» Problem to solve: Which lines hold the word "chart"? Copy each of them from the material.

Code that draws figures:
►

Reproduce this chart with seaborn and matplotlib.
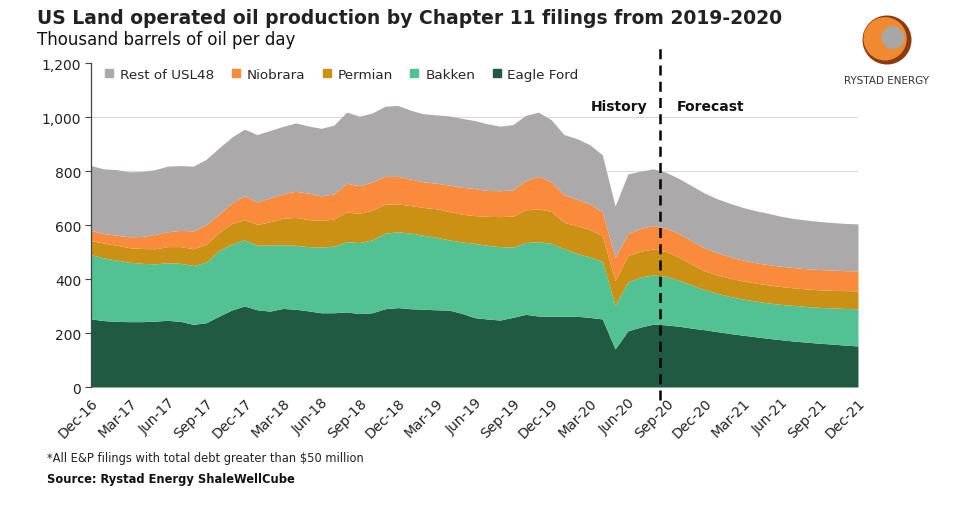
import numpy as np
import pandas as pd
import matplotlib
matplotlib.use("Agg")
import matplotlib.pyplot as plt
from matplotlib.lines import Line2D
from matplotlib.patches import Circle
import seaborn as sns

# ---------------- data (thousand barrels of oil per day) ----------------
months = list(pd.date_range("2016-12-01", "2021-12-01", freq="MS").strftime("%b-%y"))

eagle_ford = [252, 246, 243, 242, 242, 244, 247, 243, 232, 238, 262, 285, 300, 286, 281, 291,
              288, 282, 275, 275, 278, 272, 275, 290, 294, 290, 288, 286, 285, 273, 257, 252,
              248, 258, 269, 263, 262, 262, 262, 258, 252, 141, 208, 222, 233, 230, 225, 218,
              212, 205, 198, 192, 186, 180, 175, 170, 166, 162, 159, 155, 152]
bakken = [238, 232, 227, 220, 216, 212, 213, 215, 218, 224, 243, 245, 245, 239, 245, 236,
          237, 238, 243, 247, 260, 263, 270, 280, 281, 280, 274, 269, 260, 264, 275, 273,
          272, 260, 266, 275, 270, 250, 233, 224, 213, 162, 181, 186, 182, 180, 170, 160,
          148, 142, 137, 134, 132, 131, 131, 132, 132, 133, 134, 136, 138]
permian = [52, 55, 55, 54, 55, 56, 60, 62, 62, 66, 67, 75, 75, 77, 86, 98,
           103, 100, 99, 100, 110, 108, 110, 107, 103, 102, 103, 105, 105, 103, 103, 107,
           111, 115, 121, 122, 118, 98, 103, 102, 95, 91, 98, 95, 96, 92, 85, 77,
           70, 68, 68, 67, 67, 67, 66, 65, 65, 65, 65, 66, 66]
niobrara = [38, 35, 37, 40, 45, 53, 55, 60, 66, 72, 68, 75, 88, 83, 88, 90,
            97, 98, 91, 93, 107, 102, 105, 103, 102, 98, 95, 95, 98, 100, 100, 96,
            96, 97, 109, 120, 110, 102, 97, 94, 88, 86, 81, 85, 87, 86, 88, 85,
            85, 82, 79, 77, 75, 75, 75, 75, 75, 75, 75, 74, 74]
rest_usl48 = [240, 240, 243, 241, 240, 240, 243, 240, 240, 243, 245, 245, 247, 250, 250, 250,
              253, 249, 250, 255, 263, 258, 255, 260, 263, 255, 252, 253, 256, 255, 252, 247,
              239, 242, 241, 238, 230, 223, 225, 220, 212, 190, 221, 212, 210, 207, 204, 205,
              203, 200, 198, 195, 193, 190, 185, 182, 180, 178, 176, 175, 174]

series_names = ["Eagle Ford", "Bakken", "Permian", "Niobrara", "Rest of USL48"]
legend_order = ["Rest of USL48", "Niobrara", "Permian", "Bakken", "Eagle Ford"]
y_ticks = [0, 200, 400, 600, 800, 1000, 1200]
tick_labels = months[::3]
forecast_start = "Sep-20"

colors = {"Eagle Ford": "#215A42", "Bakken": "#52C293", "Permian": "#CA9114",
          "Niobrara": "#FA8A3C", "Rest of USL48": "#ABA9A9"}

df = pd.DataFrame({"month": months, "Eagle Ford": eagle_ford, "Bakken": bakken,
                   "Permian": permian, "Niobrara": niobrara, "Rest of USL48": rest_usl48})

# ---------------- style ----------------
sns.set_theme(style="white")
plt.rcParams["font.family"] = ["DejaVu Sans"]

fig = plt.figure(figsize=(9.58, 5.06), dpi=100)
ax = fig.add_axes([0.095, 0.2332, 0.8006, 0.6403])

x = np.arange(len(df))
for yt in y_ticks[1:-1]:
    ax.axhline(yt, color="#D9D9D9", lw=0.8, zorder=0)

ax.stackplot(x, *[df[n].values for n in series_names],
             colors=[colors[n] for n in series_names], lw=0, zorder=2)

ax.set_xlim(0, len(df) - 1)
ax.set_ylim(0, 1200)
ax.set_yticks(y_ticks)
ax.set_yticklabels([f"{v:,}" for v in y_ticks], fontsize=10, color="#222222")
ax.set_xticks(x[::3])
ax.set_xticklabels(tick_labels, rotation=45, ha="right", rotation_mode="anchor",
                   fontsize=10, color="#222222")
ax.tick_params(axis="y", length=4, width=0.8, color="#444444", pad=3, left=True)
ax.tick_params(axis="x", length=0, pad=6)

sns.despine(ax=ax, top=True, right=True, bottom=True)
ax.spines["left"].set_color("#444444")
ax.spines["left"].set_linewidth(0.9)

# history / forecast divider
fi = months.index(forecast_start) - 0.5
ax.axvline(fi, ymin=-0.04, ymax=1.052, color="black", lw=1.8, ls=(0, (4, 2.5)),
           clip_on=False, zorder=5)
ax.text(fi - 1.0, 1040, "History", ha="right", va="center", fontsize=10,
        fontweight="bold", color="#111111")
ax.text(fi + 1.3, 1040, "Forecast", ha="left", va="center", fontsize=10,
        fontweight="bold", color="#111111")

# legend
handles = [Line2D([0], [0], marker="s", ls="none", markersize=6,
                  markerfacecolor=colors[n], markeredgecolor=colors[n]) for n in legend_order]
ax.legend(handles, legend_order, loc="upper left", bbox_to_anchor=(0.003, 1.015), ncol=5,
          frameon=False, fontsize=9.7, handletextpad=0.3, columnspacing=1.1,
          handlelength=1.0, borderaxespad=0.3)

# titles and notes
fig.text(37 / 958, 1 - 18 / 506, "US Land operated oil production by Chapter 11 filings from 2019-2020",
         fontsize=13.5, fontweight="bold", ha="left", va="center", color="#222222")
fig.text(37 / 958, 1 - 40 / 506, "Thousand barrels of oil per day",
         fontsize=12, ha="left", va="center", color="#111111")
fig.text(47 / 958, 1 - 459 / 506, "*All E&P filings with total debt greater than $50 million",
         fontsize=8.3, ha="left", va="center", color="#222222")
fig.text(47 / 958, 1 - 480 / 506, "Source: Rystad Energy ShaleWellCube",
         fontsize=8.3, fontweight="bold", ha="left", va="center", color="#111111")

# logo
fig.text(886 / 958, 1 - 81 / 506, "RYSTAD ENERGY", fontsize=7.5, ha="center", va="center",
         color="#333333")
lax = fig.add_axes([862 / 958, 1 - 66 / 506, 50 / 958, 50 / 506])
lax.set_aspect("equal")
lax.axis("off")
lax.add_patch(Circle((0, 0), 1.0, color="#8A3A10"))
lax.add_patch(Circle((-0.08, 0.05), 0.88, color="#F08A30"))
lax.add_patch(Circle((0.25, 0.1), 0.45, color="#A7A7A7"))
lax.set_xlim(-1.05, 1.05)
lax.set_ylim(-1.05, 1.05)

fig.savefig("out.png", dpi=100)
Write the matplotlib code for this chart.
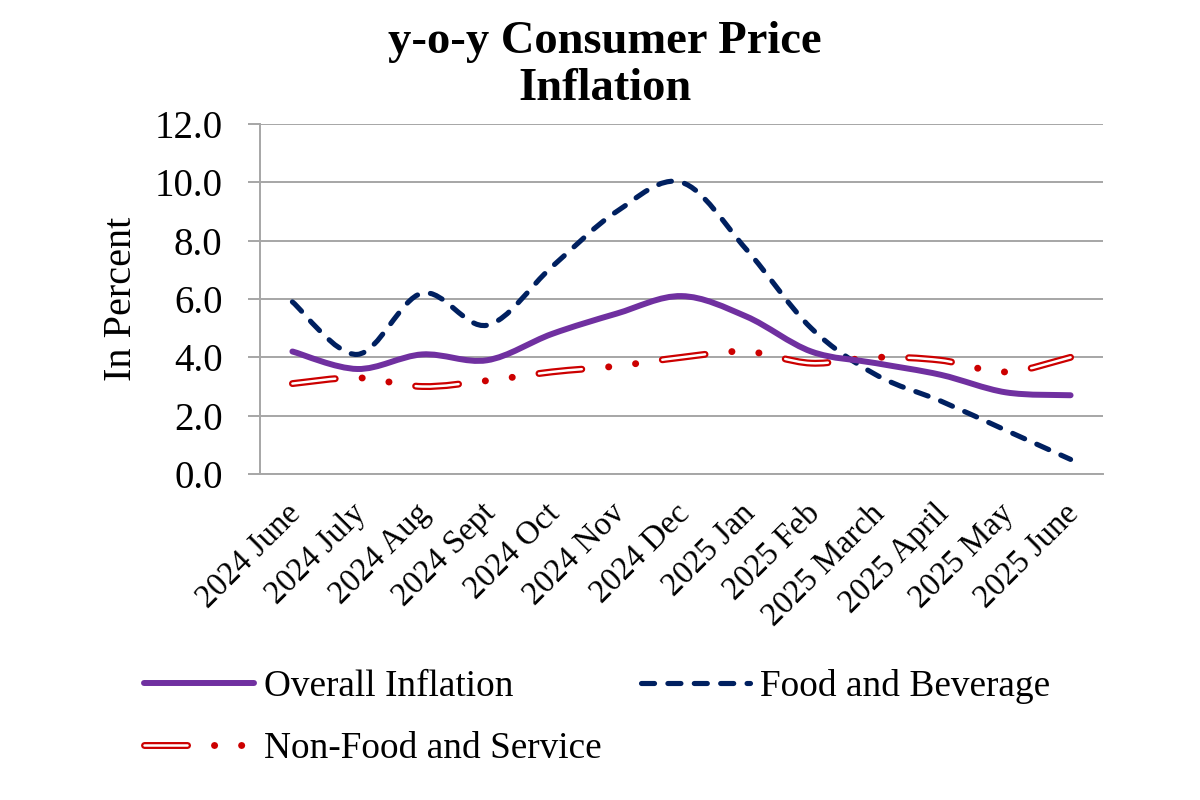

◄

» Solution to this exercise:
Reproduce this chart with seaborn and matplotlib.
Write the matplotlib code for this chart.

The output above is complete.